Data excerpt:
※
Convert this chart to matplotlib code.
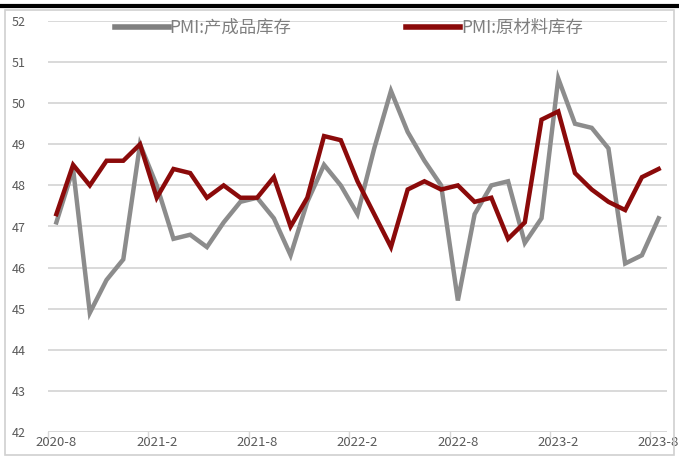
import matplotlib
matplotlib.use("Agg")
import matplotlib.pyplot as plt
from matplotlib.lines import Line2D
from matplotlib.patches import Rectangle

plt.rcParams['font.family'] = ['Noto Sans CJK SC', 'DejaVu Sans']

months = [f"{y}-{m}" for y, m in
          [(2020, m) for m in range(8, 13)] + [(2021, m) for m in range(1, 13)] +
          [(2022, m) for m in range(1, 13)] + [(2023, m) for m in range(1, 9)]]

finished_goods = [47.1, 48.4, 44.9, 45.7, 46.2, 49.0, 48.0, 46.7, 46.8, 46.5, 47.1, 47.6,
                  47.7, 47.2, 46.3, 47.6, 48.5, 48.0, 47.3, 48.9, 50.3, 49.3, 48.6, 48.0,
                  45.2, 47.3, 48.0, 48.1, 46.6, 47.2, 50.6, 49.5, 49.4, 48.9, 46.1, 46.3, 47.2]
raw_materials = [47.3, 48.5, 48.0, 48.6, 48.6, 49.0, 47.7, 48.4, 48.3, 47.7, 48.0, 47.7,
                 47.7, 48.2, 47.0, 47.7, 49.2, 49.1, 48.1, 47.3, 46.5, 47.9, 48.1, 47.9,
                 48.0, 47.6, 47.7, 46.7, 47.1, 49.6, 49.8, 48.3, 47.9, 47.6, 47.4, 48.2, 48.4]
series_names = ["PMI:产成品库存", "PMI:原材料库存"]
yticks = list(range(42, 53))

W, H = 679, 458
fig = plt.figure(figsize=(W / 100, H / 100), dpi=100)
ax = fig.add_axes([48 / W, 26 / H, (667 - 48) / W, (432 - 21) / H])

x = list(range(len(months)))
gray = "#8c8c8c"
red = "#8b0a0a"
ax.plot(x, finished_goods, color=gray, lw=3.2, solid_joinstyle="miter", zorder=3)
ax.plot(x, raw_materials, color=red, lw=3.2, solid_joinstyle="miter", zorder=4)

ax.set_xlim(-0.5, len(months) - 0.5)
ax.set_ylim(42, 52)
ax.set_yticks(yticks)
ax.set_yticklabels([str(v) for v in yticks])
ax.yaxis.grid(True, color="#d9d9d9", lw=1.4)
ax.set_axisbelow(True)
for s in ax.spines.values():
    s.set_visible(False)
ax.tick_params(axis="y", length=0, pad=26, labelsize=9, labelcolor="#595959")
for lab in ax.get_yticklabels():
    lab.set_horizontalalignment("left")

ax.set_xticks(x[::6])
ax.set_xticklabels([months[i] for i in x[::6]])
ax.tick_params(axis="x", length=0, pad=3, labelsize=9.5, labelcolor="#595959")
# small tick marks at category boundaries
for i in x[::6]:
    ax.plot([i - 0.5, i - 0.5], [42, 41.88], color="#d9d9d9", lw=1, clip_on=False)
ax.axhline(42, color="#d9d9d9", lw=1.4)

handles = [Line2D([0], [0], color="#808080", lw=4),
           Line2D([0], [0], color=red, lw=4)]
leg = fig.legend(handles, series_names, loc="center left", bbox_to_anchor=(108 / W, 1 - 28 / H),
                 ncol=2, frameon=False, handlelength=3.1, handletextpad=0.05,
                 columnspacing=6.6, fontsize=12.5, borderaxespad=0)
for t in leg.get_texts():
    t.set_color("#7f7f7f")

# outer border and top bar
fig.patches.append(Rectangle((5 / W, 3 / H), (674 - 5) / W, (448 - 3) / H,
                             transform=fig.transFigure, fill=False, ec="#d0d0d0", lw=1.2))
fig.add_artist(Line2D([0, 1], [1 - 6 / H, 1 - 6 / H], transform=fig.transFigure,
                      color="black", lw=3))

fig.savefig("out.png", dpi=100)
※
Reproduce the data above word for word from its first line through the line that holds "[(2022, m) for", both ends included; skip pictures.

Convert this chart to matplotlib code.
import matplotlib
matplotlib.use("Agg")
import matplotlib.pyplot as plt
from matplotlib.lines import Line2D
from matplotlib.patches import Rectangle

plt.rcParams['font.family'] = ['Noto Sans CJK SC', 'DejaVu Sans']

months = [f"{y}-{m}" for y, m in
          [(2020, m) for m in range(8, 13)] + [(2021, m) for m in range(1, 13)] +
          [(2022, m) for m in range(1, 13)] + [(2023, m) for m in range(1, 9)]]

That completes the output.